Salendo di età, i nostri figli entrano nel tunnel dei videogiochi, dove ricevi persino dei premi se annienti cose e nemici, più ne fai fuori e più vai avanti, più sei cecchino e più sei qualcuno.
A seguire, la fase adulta, costruita nell’ultima epoca sul mito della potenza e della prepotenza, senza tremori e senza vergogne, emergenti decisionisti genteconlepalle, la vita come nuova gara a chi è più muscolare, in cui il migliore è il più forte, quello che ha meno scrupoli e meno dubbi, soprattutto non esita ad adottare misure spicce, se non mena le mani quanto meno usa la clava verbalmente. Le star dei talk-show non sono più i saggi e i sapienti, ma gli energumeni che insultano e che al momento giusto si alzano a rifilare due sberle, Sgarbi archetipo e caposcuola, in scia tutto il bestiario che fa audience a suon di urla, bestemmie, aggressioni.
In un mondo che gira così, che abbiamo voluto così, la violenza è basica.

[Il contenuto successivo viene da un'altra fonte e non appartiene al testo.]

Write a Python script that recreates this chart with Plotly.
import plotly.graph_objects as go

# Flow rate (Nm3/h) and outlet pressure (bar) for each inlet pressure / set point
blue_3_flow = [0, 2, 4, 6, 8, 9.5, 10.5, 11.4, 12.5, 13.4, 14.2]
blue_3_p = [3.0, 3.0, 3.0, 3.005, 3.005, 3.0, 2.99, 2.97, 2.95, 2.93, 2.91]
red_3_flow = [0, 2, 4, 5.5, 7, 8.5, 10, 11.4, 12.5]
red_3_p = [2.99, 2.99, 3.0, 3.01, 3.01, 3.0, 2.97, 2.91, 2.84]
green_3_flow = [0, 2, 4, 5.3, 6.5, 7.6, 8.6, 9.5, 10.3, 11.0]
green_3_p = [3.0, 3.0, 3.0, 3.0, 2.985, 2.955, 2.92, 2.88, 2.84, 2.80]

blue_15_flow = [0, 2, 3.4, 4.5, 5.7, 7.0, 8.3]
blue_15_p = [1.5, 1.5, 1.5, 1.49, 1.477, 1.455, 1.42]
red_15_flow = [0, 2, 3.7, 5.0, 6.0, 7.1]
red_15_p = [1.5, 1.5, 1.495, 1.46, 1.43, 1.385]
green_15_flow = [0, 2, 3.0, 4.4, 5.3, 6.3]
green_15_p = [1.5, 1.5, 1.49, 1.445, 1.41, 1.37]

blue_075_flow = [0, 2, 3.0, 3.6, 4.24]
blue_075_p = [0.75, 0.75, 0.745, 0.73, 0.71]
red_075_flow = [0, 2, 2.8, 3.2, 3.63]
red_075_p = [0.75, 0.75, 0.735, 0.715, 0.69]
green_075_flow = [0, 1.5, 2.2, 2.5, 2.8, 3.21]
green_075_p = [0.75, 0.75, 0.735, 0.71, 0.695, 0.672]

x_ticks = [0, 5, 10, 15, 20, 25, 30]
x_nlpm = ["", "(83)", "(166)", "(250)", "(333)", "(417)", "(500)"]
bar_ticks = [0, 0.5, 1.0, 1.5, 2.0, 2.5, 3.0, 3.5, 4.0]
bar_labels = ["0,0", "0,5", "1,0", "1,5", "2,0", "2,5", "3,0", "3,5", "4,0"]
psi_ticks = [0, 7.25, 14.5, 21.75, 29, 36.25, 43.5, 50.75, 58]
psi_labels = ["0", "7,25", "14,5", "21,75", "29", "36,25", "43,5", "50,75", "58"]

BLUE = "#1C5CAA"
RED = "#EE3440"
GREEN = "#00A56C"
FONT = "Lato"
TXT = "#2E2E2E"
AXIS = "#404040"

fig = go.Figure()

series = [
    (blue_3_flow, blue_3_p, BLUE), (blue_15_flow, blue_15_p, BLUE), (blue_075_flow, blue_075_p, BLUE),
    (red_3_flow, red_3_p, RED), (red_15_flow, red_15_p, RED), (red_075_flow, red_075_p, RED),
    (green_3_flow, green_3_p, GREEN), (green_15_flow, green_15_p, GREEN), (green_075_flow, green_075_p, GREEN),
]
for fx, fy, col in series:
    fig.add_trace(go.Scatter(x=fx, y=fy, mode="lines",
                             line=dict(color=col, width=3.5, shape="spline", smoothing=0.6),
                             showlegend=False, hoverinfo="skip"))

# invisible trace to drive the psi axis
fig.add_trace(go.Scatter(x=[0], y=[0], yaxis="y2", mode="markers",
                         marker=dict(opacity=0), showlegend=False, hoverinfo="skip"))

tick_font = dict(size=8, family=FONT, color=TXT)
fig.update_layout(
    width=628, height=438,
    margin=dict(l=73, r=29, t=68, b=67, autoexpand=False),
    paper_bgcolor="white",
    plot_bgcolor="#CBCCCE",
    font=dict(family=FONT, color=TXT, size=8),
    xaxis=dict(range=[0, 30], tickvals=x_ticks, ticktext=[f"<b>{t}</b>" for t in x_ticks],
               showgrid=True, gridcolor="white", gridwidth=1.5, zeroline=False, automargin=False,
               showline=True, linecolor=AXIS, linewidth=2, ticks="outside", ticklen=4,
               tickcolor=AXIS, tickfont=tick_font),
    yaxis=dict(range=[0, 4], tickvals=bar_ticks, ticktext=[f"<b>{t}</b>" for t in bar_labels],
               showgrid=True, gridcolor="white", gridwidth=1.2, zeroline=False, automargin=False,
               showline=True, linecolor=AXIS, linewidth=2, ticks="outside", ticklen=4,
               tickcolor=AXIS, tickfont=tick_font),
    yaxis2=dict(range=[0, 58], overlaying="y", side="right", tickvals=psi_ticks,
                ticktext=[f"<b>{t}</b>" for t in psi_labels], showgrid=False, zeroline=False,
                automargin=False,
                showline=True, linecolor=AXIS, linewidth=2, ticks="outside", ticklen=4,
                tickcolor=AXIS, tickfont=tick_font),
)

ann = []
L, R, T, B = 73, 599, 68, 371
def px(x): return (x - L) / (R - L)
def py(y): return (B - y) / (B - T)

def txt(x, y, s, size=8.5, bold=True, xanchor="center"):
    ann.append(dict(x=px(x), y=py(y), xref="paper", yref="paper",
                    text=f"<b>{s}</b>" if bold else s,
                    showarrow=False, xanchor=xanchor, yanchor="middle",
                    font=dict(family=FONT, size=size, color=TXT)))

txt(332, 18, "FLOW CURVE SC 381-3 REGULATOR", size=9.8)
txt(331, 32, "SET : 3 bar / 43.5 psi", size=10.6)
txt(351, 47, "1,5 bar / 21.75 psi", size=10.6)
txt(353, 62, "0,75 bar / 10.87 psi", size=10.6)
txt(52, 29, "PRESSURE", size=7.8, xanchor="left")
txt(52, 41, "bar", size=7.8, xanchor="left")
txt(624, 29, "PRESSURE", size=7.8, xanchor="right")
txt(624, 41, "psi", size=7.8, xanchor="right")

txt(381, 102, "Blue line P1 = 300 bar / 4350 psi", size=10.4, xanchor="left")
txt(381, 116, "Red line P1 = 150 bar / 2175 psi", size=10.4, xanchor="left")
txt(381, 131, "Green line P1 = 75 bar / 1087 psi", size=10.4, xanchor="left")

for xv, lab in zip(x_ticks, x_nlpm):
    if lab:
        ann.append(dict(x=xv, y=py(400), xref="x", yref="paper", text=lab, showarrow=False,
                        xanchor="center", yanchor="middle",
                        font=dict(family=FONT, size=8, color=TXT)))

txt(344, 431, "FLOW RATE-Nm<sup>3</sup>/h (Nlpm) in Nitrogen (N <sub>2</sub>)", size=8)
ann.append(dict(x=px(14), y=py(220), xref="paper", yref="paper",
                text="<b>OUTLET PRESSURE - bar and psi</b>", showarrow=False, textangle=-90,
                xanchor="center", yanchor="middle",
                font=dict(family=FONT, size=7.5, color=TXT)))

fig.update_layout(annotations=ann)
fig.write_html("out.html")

Entra a far parte dei fondamentali. Si incista stabilmente nel nostro linguaggio, della nostra postura, del nostro istinto. Senza che neppure ce ne accorgiamo. Ma inevitabilmente, al primo stimolo diventa la reazione naturale. Non crea neppure più rimorsi e sensi di colpa: è la nuova normalità. Può essere persino un valore. Sì, come nei cartoni animati di ultima generazione (sa, Topolino è meglio abolirlo perchè è dannatamente filo-americano, sto dannato yankee).
E quindi? Quindi il punto di arrivo è il nuovo punto di partenza: la violenza tascabile fa parte della nostra vita, perchè ci siamo allevati per bene a praticarla, ad accettarla, a promuoverla. Come nei videogiochi, come nei talk-show agitati, non ne percepiamo più il peso e la gravità. E’ una nuova padrona della nostra vita. Una delle tante, una delle peggiori.

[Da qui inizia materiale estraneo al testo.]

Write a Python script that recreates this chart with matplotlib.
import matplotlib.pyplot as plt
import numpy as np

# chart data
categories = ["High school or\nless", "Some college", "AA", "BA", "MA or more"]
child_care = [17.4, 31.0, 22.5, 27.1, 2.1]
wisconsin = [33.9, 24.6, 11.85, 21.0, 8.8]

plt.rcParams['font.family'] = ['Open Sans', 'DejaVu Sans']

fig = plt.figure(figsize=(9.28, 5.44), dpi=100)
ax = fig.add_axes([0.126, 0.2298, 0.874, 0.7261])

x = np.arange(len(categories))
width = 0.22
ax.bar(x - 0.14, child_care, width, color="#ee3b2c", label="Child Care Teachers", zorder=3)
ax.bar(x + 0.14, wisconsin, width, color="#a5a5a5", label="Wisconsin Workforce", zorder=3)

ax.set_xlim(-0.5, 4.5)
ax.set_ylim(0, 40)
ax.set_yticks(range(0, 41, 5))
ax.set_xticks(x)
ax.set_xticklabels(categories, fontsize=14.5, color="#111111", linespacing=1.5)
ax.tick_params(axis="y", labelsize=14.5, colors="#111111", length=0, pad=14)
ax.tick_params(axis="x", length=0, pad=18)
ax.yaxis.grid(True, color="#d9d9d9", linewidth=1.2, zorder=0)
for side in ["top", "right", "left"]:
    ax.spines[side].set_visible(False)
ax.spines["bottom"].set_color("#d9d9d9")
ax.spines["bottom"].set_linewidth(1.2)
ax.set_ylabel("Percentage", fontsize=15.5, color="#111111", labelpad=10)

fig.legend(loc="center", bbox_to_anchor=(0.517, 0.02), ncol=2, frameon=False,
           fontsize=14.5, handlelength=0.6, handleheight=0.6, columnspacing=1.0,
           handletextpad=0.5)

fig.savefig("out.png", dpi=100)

Dio è morto, ma neppure noi ce la passiamo benissimo.
A me Dio non pare morto, e mi pare che non morirà mai. Mi pare che la sua presenza morale possa fare poco per tanti motivi, tra cui la presenza sempre più pervasiva e capillare di altre divinità più vicine, più prepotentemente rispondenti al solito nichilismo che sposta l’uomo dalla società e lo posiziona in un magnifico orticello salvifico. Il problema di fondo, a mio modesto parere, è che il mezzo valoriale non dovrebbe essere spirituale ma profondamente sociale, civile. E ogni tanto ce la fanno a farci credere che esista, in qualche modo. Peccato che sia un fantoccio, meramente estetico, con qualche spunto significativo immerso in un magma di triste superficialità. E allora si fa prima ad affermare la propria esistenza a furia di pugni e sforbiciate, costa me e soprattutto, pesa poco. Il punto è proprio questo “pesa poco”. Le coscienze sono vuote, otri deformati dall’assenza di un equilibrio costruito a piccoli passi di senso, che ci dovrebbe coinvolgere in quanto parte del tutto. Che ci dovrebbe tenere per terra proprio per la fatica bellissima di portarcela appresso, una coscienza.